With the mural completed, Goh’s work for the museum was finished, but his time making Wallace-inspired mandalas was not. A friend of Goh’s opening a new gallery in Singapore last year asked him if he’d be interested in doing a show based on the mural. The artist readily agreed. “It was a good chance for me to use a lot of specimens that were not used in the mural,” he says. "I felt there was so much more material I could work with and tell Wallace's story."

But Goh didn't want the exhibit to just be about his new pieces. He also wanted to try and bring people into his own process during his research for the mural. “It is such a privilege to be able to dive into a museum collection,” he says. “How could I kind of replicate that experience?”

At first Goh was going to just print off life-size images of each specimen to give the show an interactive element, but then another idea came to him—stickers.

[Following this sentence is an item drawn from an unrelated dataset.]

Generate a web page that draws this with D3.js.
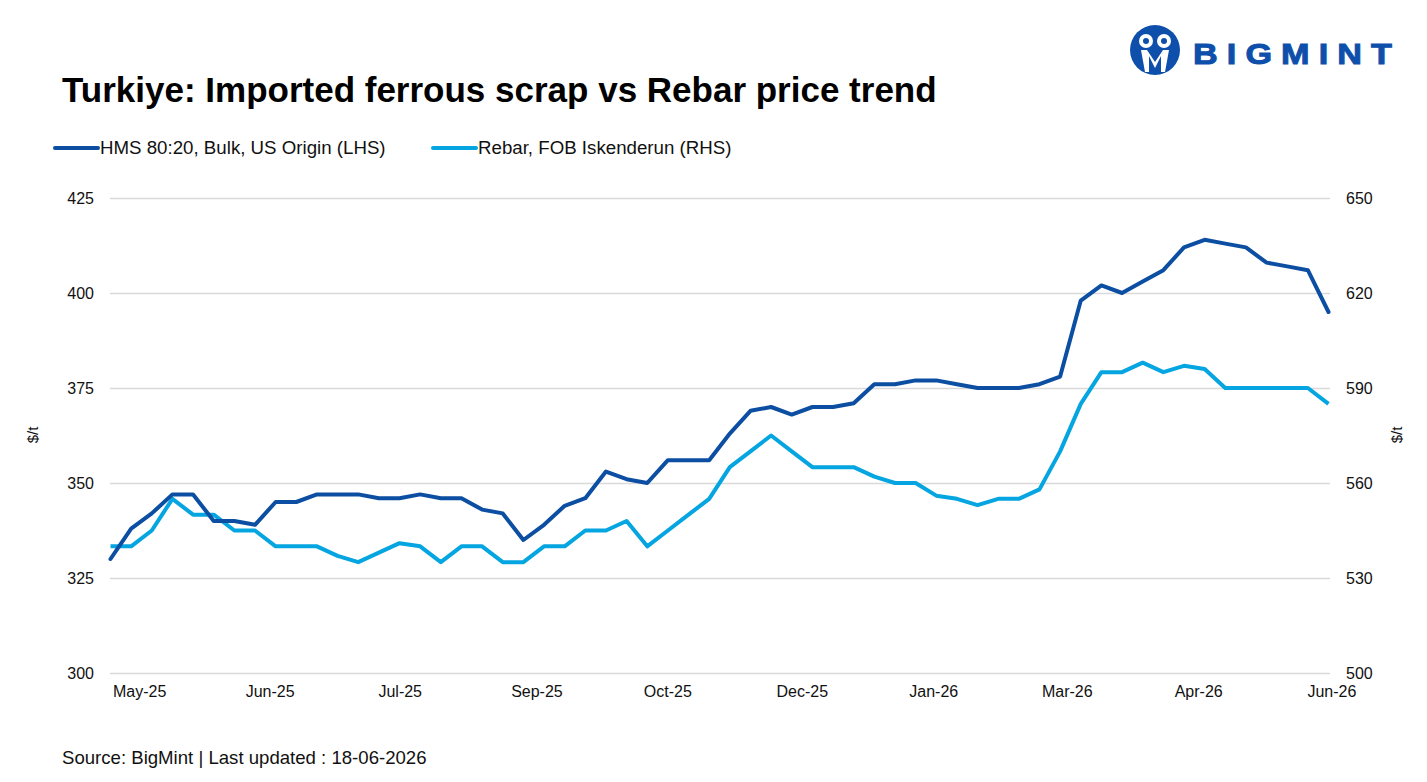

Along with the eight new mandalas he made for the exhibit, Goh had 30,000 stickers of the various specimens placed throughout the all-white gallery, which he also filled with a variety of white objects, including a rhinoceros, an offroading vehicle, and a warthog. When visitors arrived, they were given no instructions, but soon they began doing exactly what Ernest had hoped—placing the stickers everywhere, on the walls, on the benches, and even on the warthog. “The idea was to wrap everything in our lives with nature,” he says.

To his amusement, visitors even began making their own mandalas alongside Goh’s framed pieces. For almost two months, the gallery became a hub of creativity and learning through animals that haven’t lived for a century or more in some cases. And for Goh, that was the point.

“I can see the beauty in a dead bird and the education that it can teach us about biology,” he says. “A lot of people that came by the exhibit started to learn about natural history in that way. I just feel like there is so much more that people can learn.”

Including, for example, who Alfred Russel Wallace was, and why people should remember his name along with that other guy.